=== WHAT YOU WILL DO ===
Set down the full listing exactly as given. Any pictures are to be left out.

[START OF EXERCISE MATERIALS]

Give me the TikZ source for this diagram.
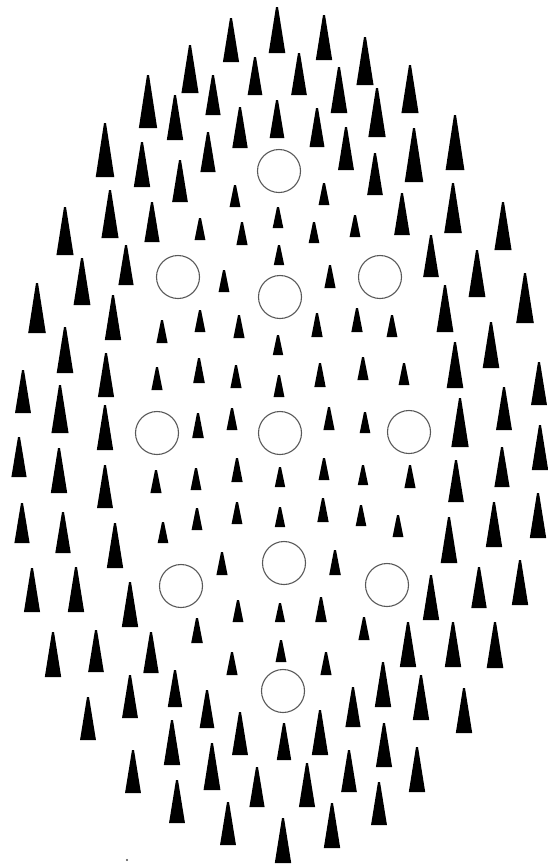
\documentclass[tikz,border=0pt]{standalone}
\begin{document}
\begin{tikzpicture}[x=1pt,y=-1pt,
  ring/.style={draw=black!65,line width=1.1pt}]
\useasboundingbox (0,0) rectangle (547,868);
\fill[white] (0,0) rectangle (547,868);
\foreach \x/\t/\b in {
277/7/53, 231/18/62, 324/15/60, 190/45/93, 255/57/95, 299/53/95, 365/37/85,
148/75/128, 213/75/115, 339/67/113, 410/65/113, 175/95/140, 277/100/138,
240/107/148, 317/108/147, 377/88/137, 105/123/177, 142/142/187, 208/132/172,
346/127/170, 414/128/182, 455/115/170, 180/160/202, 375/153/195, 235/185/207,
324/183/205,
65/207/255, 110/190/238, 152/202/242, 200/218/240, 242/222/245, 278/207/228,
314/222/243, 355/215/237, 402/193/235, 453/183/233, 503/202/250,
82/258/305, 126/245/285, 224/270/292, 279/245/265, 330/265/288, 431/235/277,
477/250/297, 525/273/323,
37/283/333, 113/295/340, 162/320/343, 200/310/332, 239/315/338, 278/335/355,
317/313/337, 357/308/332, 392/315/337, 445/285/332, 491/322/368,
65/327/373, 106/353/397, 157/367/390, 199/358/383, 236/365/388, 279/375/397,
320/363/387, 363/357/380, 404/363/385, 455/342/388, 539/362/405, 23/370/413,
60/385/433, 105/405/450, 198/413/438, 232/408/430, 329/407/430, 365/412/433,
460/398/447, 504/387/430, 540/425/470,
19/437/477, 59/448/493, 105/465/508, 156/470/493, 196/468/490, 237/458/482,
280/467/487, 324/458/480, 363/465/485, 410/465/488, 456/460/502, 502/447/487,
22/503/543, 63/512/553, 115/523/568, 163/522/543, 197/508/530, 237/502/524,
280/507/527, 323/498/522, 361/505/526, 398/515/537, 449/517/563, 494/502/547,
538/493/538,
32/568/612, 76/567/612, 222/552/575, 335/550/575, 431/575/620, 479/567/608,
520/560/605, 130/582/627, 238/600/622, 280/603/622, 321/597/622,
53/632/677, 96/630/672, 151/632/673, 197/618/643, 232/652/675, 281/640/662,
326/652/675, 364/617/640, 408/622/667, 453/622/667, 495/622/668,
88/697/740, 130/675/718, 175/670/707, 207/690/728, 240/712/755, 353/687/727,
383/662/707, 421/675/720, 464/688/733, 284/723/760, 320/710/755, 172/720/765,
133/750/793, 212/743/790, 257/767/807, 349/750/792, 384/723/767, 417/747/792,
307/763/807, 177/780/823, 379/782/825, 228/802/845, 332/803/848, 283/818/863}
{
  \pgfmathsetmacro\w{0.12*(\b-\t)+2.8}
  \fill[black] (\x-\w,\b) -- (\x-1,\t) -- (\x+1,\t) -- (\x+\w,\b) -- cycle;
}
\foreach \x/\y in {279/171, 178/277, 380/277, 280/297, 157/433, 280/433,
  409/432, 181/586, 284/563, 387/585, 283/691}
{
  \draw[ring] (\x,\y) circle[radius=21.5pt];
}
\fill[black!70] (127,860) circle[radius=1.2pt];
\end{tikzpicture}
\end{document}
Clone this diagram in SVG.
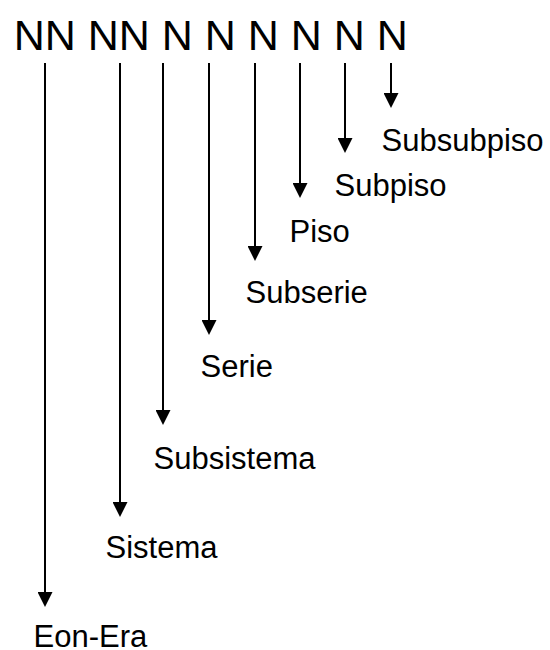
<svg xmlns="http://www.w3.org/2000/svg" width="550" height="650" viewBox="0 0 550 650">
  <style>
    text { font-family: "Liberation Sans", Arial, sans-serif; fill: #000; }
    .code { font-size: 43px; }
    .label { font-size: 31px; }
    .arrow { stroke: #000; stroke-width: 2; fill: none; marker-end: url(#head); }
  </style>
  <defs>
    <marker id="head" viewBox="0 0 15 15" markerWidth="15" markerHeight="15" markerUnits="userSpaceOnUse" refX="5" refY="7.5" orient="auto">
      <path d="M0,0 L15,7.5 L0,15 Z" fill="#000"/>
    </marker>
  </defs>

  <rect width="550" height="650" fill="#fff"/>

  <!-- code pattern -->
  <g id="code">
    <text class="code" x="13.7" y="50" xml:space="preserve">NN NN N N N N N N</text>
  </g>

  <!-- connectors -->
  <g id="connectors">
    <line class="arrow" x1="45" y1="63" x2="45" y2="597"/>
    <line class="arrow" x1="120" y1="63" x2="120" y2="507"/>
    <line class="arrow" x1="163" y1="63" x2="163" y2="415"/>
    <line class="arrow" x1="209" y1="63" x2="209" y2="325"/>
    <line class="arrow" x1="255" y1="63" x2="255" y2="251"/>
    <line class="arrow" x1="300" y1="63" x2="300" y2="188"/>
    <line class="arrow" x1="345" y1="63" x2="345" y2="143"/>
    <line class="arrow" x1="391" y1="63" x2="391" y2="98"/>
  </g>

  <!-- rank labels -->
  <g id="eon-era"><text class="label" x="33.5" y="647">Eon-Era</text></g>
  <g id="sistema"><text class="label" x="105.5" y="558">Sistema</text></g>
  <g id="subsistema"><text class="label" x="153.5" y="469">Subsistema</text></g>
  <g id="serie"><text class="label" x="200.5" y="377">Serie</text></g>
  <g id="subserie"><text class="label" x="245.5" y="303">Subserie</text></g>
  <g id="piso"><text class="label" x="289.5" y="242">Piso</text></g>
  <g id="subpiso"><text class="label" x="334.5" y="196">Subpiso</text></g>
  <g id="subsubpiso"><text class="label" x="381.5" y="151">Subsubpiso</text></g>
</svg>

[END OF EXERCISE MATERIALS]

=== FULL SOLUTION ===
Give me the TikZ source for this diagram.
\documentclass[tikz,border=0pt]{standalone}
\begin{document}
\begin{tikzpicture}[x=1pt,y=-1pt,
  ring/.style={draw=black!65,line width=1.1pt}]
\useasboundingbox (0,0) rectangle (547,868);
\fill[white] (0,0) rectangle (547,868);
\foreach \x/\t/\b in {
277/7/53, 231/18/62, 324/15/60, 190/45/93, 255/57/95, 299/53/95, 365/37/85,
148/75/128, 213/75/115, 339/67/113, 410/65/113, 175/95/140, 277/100/138,
240/107/148, 317/108/147, 377/88/137, 105/123/177, 142/142/187, 208/132/172,
346/127/170, 414/128/182, 455/115/170, 180/160/202, 375/153/195, 235/185/207,
324/183/205,
65/207/255, 110/190/238, 152/202/242, 200/218/240, 242/222/245, 278/207/228,
314/222/243, 355/215/237, 402/193/235, 453/183/233, 503/202/250,
82/258/305, 126/245/285, 224/270/292, 279/245/265, 330/265/288, 431/235/277,
477/250/297, 525/273/323,
37/283/333, 113/295/340, 162/320/343, 200/310/332, 239/315/338, 278/335/355,
317/313/337, 357/308/332, 392/315/337, 445/285/332, 491/322/368,
65/327/373, 106/353/397, 157/367/390, 199/358/383, 236/365/388, 279/375/397,
320/363/387, 363/357/380, 404/363/385, 455/342/388, 539/362/405, 23/370/413,
60/385/433, 105/405/450, 198/413/438, 232/408/430, 329/407/430, 365/412/433,
460/398/447, 504/387/430, 540/425/470,
19/437/477, 59/448/493, 105/465/508, 156/470/493, 196/468/490, 237/458/482,
280/467/487, 324/458/480, 363/465/485, 410/465/488, 456/460/502, 502/447/487,
22/503/543, 63/512/553, 115/523/568, 163/522/543, 197/508/530, 237/502/524,
280/507/527, 323/498/522, 361/505/526, 398/515/537, 449/517/563, 494/502/547,
538/493/538,
32/568/612, 76/567/612, 222/552/575, 335/550/575, 431/575/620, 479/567/608,
520/560/605, 130/582/627, 238/600/622, 280/603/622, 321/597/622,
53/632/677, 96/630/672, 151/632/673, 197/618/643, 232/652/675, 281/640/662,
326/652/675, 364/617/640, 408/622/667, 453/622/667, 495/622/668,
88/697/740, 130/675/718, 175/670/707, 207/690/728, 240/712/755, 353/687/727,
383/662/707, 421/675/720, 464/688/733, 284/723/760, 320/710/755, 172/720/765,
133/750/793, 212/743/790, 257/767/807, 349/750/792, 384/723/767, 417/747/792,
307/763/807, 177/780/823, 379/782/825, 228/802/845, 332/803/848, 283/818/863}
{
  \pgfmathsetmacro\w{0.12*(\b-\t)+2.8}
  \fill[black] (\x-\w,\b) -- (\x-1,\t) -- (\x+1,\t) -- (\x+\w,\b) -- cycle;
}
\foreach \x/\y in {279/171, 178/277, 380/277, 280/297, 157/433, 280/433,
  409/432, 181/586, 284/563, 387/585, 283/691}
{
  \draw[ring] (\x,\y) circle[radius=21.5pt];
}
\fill[black!70] (127,860) circle[radius=1.2pt];
\end{tikzpicture}
\end{document}
Clone this diagram in SVG.
<svg xmlns="http://www.w3.org/2000/svg" width="550" height="650" viewBox="0 0 550 650">
  <style>
    text { font-family: "Liberation Sans", Arial, sans-serif; fill: #000; }
    .code { font-size: 43px; }
    .label { font-size: 31px; }
    .arrow { stroke: #000; stroke-width: 2; fill: none; marker-end: url(#head); }
  </style>
  <defs>
    <marker id="head" viewBox="0 0 15 15" markerWidth="15" markerHeight="15" markerUnits="userSpaceOnUse" refX="5" refY="7.5" orient="auto">
      <path d="M0,0 L15,7.5 L0,15 Z" fill="#000"/>
    </marker>
  </defs>

  <rect width="550" height="650" fill="#fff"/>

  <!-- code pattern -->
  <g id="code">
    <text class="code" x="13.7" y="50" xml:space="preserve">NN NN N N N N N N</text>
  </g>

  <!-- connectors -->
  <g id="connectors">
    <line class="arrow" x1="45" y1="63" x2="45" y2="597"/>
    <line class="arrow" x1="120" y1="63" x2="120" y2="507"/>
    <line class="arrow" x1="163" y1="63" x2="163" y2="415"/>
    <line class="arrow" x1="209" y1="63" x2="209" y2="325"/>
    <line class="arrow" x1="255" y1="63" x2="255" y2="251"/>
    <line class="arrow" x1="300" y1="63" x2="300" y2="188"/>
    <line class="arrow" x1="345" y1="63" x2="345" y2="143"/>
    <line class="arrow" x1="391" y1="63" x2="391" y2="98"/>
  </g>

  <!-- rank labels -->
  <g id="eon-era"><text class="label" x="33.5" y="647">Eon-Era</text></g>
  <g id="sistema"><text class="label" x="105.5" y="558">Sistema</text></g>
  <g id="subsistema"><text class="label" x="153.5" y="469">Subsistema</text></g>
  <g id="serie"><text class="label" x="200.5" y="377">Serie</text></g>
  <g id="subserie"><text class="label" x="245.5" y="303">Subserie</text></g>
  <g id="piso"><text class="label" x="289.5" y="242">Piso</text></g>
  <g id="subpiso"><text class="label" x="334.5" y="196">Subpiso</text></g>
  <g id="subsubpiso"><text class="label" x="381.5" y="151">Subsubpiso</text></g>
</svg>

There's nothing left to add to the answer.